_Goal:_
Omit any picture, and return the remaining data exactly as written.

_Dataset excerpt:_
⁂

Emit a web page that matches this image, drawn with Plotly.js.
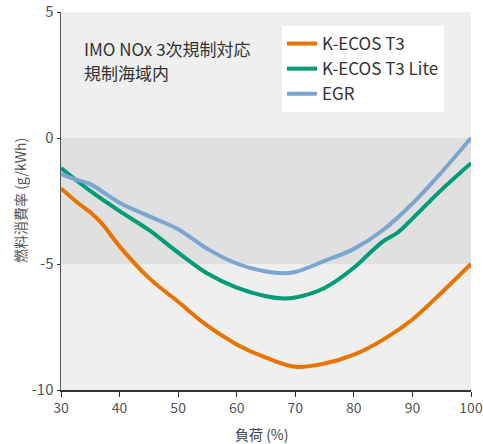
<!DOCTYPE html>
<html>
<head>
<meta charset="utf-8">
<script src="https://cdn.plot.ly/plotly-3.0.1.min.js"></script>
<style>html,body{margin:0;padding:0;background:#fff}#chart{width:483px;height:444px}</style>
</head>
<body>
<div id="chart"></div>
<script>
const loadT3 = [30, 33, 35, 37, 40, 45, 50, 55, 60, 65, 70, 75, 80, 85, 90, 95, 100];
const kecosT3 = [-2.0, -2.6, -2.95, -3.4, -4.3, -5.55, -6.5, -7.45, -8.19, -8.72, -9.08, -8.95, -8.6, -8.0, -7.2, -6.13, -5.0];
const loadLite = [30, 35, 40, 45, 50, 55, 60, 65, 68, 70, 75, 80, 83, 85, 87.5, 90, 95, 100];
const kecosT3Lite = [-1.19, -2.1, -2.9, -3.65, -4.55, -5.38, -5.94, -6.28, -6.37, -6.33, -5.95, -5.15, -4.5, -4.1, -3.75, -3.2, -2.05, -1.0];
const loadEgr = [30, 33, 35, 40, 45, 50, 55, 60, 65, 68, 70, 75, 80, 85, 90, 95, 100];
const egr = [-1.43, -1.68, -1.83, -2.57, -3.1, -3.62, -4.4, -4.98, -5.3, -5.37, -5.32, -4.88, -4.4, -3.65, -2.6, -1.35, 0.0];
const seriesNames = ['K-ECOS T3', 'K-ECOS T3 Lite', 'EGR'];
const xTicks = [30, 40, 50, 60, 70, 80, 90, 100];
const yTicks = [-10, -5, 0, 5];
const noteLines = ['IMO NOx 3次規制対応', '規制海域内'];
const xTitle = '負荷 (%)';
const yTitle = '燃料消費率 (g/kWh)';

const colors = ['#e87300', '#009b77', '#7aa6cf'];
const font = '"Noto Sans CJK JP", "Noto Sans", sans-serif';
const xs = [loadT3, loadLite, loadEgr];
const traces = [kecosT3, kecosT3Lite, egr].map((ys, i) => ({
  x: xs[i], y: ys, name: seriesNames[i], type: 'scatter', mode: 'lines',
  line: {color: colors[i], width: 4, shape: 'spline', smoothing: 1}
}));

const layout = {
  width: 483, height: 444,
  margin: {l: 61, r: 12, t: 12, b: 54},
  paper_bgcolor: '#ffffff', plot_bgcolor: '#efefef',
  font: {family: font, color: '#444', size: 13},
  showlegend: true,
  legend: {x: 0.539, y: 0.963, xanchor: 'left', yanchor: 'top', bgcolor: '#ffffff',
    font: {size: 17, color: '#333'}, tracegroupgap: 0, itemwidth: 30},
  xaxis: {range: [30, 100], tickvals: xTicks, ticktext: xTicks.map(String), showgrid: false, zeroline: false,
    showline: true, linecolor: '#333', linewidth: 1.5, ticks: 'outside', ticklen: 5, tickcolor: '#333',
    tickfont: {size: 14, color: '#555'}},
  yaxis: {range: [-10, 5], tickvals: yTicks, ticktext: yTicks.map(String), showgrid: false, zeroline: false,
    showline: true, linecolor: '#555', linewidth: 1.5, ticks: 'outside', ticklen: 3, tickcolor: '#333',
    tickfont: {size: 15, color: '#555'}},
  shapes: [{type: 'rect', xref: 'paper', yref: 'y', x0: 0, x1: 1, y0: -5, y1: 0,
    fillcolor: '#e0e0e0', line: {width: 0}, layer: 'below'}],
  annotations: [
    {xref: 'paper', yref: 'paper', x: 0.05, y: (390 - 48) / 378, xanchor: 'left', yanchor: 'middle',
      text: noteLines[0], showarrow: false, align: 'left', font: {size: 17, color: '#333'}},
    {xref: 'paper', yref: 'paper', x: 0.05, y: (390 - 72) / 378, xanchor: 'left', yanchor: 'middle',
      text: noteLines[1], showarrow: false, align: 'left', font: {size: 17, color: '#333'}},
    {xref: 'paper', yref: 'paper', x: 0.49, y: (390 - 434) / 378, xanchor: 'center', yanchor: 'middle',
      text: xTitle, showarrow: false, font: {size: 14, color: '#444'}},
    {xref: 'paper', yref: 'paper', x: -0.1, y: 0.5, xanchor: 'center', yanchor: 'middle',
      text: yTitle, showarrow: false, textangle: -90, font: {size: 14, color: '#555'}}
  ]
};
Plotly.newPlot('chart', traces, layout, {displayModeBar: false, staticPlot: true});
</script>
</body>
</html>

⁂

_Reply to the task:_
Emit a web page that matches this image, drawn with Plotly.js.
<!DOCTYPE html>
<html>
<head>
<meta charset="utf-8">
<script src="https://cdn.plot.ly/plotly-3.0.1.min.js"></script>
<style>html,body{margin:0;padding:0;background:#fff}#chart{width:483px;height:444px}</style>
</head>
<body>
<div id="chart"></div>
<script>
const loadT3 = [30, 33, 35, 37, 40, 45, 50, 55, 60, 65, 70, 75, 80, 85, 90, 95, 100];
const kecosT3 = [-2.0, -2.6, -2.95, -3.4, -4.3, -5.55, -6.5, -7.45, -8.19, -8.72, -9.08, -8.95, -8.6, -8.0, -7.2, -6.13, -5.0];
const loadLite = [30, 35, 40, 45, 50, 55, 60, 65, 68, 70, 75, 80, 83, 85, 87.5, 90, 95, 100];
const kecosT3Lite = [-1.19, -2.1, -2.9, -3.65, -4.55, -5.38, -5.94, -6.28, -6.37, -6.33, -5.95, -5.15, -4.5, -4.1, -3.75, -3.2, -2.05, -1.0];
const loadEgr = [30, 33, 35, 40, 45, 50, 55, 60, 65, 68, 70, 75, 80, 85, 90, 95, 100];
const egr = [-1.43, -1.68, -1.83, -2.57, -3.1, -3.62, -4.4, -4.98, -5.3, -5.37, -5.32, -4.88, -4.4, -3.65, -2.6, -1.35, 0.0];
const seriesNames = ['K-ECOS T3', 'K-ECOS T3 Lite', 'EGR'];
const xTicks = [30, 40, 50, 60, 70, 80, 90, 100];
const yTicks = [-10, -5, 0, 5];
const noteLines = ['IMO NOx 3次規制対応', '規制海域内'];
const xTitle = '負荷 (%)';
const yTitle = '燃料消費率 (g/kWh)';

const colors = ['#e87300', '#009b77', '#7aa6cf'];
const font = '"Noto Sans CJK JP", "Noto Sans", sans-serif';
const xs = [loadT3, loadLite, loadEgr];
const traces = [kecosT3, kecosT3Lite, egr].map((ys, i) => ({
  x: xs[i], y: ys, name: seriesNames[i], type: 'scatter', mode: 'lines',
  line: {color: colors[i], width: 4, shape: 'spline', smoothing: 1}
}));

const layout = {
  width: 483, height: 444,
  margin: {l: 61, r: 12, t: 12, b: 54},
  paper_bgcolor: '#ffffff', plot_bgcolor: '#efefef',
  font: {family: font, color: '#444', size: 13},
  showlegend: true,
  legend: {x: 0.539, y: 0.963, xanchor: 'left', yanchor: 'top', bgcolor: '#ffffff',
    font: {size: 17, color: '#333'}, tracegroupgap: 0, itemwidth: 30},
  xaxis: {range: [30, 100], tickvals: xTicks, ticktext: xTicks.map(String), showgrid: false, zeroline: false,
    showline: true, linecolor: '#333', linewidth: 1.5, ticks: 'outside', ticklen: 5, tickcolor: '#333',
    tickfont: {size: 14, color: '#555'}},
  yaxis: {range: [-10, 5], tickvals: yTicks, ticktext: yTicks.map(String), showgrid: false, zeroline: false,
    showline: true, linecolor: '#555', linewidth: 1.5, ticks: 'outside', ticklen: 3, tickcolor: '#333',
    tickfont: {size: 15, color: '#555'}},
  shapes: [{type: 'rect', xref: 'paper', yref: 'y', x0: 0, x1: 1, y0: -5, y1: 0,
    fillcolor: '#e0e0e0', line: {width: 0}, layer: 'below'}],
  annotations: [
    {xref: 'paper', yref: 'paper', x: 0.05, y: (390 - 48) / 378, xanchor: 'left', yanchor: 'middle',
      text: noteLines[0], showarrow: false, align: 'left', font: {size: 17, color: '#333'}},
    {xref: 'paper', yref: 'paper', x: 0.05, y: (390 - 72) / 378, xanchor: 'left', yanchor: 'middle',
      text: noteLines[1], showarrow: false, align: 'left', font: {size: 17, color: '#333'}},
    {xref: 'paper', yref: 'paper', x: 0.49, y: (390 - 434) / 378, xanchor: 'center', yanchor: 'middle',
      text: xTitle, showarrow: false, font: {size: 14, color: '#444'}},
    {xref: 'paper', yref: 'paper', x: -0.1, y: 0.5, xanchor: 'center', yanchor: 'middle',
      text: yTitle, showarrow: false, textangle: -90, font: {size: 14, color: '#555'}}
  ]
};
Plotly.newPlot('chart', traces, layout, {displayModeBar: false, staticPlot: true});
</script>
</body>
</html>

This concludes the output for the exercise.